Task objective: Leave out the pictures and retype only the lines from the opening line to the line that holds "const plain = (s: string): Word[]", both ends included.
++++++
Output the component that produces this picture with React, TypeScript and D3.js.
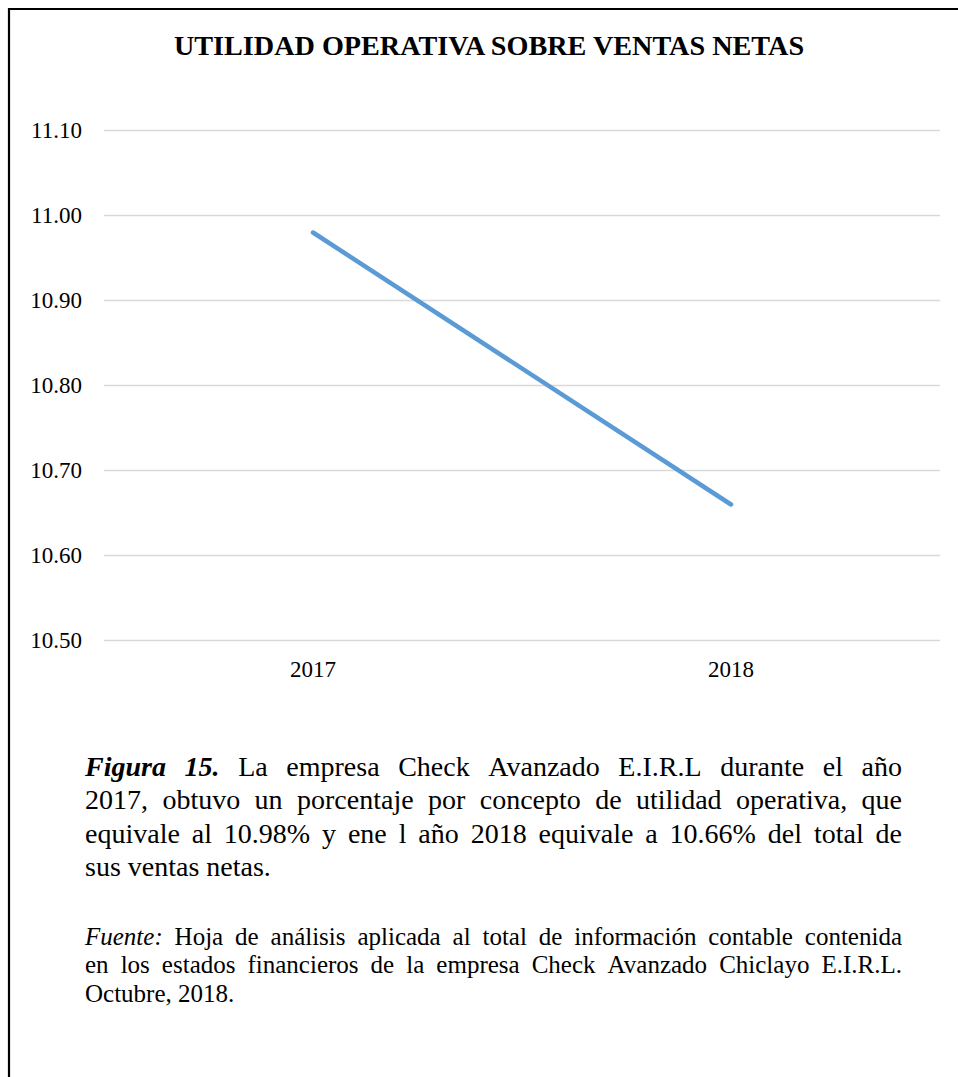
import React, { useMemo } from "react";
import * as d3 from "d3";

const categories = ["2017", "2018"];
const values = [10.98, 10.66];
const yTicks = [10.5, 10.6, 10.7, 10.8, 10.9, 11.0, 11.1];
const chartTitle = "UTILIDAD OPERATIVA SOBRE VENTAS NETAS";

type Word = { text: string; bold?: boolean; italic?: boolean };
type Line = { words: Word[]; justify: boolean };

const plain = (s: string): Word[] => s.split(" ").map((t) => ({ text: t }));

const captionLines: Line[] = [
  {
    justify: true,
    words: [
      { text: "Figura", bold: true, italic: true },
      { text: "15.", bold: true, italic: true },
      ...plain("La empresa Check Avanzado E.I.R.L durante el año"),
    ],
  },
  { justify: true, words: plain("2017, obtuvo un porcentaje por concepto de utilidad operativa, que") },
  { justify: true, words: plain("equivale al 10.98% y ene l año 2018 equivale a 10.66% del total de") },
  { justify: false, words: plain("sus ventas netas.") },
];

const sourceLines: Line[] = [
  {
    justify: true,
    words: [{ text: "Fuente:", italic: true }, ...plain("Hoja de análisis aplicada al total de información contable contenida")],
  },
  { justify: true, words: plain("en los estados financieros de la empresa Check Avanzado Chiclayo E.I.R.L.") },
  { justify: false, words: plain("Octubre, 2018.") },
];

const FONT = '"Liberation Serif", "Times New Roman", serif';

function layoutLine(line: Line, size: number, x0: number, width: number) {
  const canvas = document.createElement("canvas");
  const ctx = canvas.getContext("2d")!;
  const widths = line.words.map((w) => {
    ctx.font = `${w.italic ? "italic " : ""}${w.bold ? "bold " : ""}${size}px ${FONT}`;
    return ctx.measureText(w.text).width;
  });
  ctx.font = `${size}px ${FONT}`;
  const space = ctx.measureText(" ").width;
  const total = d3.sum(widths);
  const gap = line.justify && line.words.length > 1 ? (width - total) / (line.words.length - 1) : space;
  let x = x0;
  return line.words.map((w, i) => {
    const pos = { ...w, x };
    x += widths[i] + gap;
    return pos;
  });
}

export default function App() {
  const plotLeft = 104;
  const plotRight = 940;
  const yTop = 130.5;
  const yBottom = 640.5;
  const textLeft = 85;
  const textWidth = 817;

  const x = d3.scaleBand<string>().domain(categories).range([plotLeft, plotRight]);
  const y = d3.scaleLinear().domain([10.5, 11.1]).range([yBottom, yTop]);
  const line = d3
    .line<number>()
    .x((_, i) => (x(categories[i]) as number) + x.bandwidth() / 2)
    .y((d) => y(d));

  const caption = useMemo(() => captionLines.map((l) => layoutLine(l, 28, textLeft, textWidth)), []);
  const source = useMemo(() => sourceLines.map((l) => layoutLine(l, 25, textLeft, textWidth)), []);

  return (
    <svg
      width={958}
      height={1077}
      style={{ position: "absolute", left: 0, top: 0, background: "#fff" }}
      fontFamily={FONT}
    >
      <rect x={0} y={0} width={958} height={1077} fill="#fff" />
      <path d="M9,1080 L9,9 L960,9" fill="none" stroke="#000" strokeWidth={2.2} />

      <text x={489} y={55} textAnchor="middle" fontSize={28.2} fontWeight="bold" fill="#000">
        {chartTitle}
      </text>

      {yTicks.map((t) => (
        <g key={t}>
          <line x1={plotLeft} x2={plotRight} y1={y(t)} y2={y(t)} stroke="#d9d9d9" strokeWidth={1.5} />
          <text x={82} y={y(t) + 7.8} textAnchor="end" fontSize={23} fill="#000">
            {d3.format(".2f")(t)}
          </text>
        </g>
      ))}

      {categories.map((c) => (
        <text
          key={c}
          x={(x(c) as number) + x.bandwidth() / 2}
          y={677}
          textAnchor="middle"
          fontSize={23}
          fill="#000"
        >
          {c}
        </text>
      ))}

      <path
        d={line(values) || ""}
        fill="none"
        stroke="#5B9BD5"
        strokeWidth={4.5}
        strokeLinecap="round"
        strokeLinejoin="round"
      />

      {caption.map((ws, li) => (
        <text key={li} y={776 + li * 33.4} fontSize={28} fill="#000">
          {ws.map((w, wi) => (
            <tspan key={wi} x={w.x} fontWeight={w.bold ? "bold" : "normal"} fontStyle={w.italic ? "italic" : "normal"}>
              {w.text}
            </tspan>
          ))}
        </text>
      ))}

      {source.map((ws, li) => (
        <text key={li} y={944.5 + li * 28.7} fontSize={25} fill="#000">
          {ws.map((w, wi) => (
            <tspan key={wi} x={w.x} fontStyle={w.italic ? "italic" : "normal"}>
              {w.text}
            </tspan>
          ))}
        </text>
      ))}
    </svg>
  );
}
++++++
Finished task:
Output the component that produces this picture with React, TypeScript and D3.js.
import React, { useMemo } from "react";
import * as d3 from "d3";

const categories = ["2017", "2018"];
const values = [10.98, 10.66];
const yTicks = [10.5, 10.6, 10.7, 10.8, 10.9, 11.0, 11.1];
const chartTitle = "UTILIDAD OPERATIVA SOBRE VENTAS NETAS";

type Word = { text: string; bold?: boolean; italic?: boolean };
type Line = { words: Word[]; justify: boolean };

const plain = (s: string): Word[] => s.split(" ").map((t) => ({ text: t }));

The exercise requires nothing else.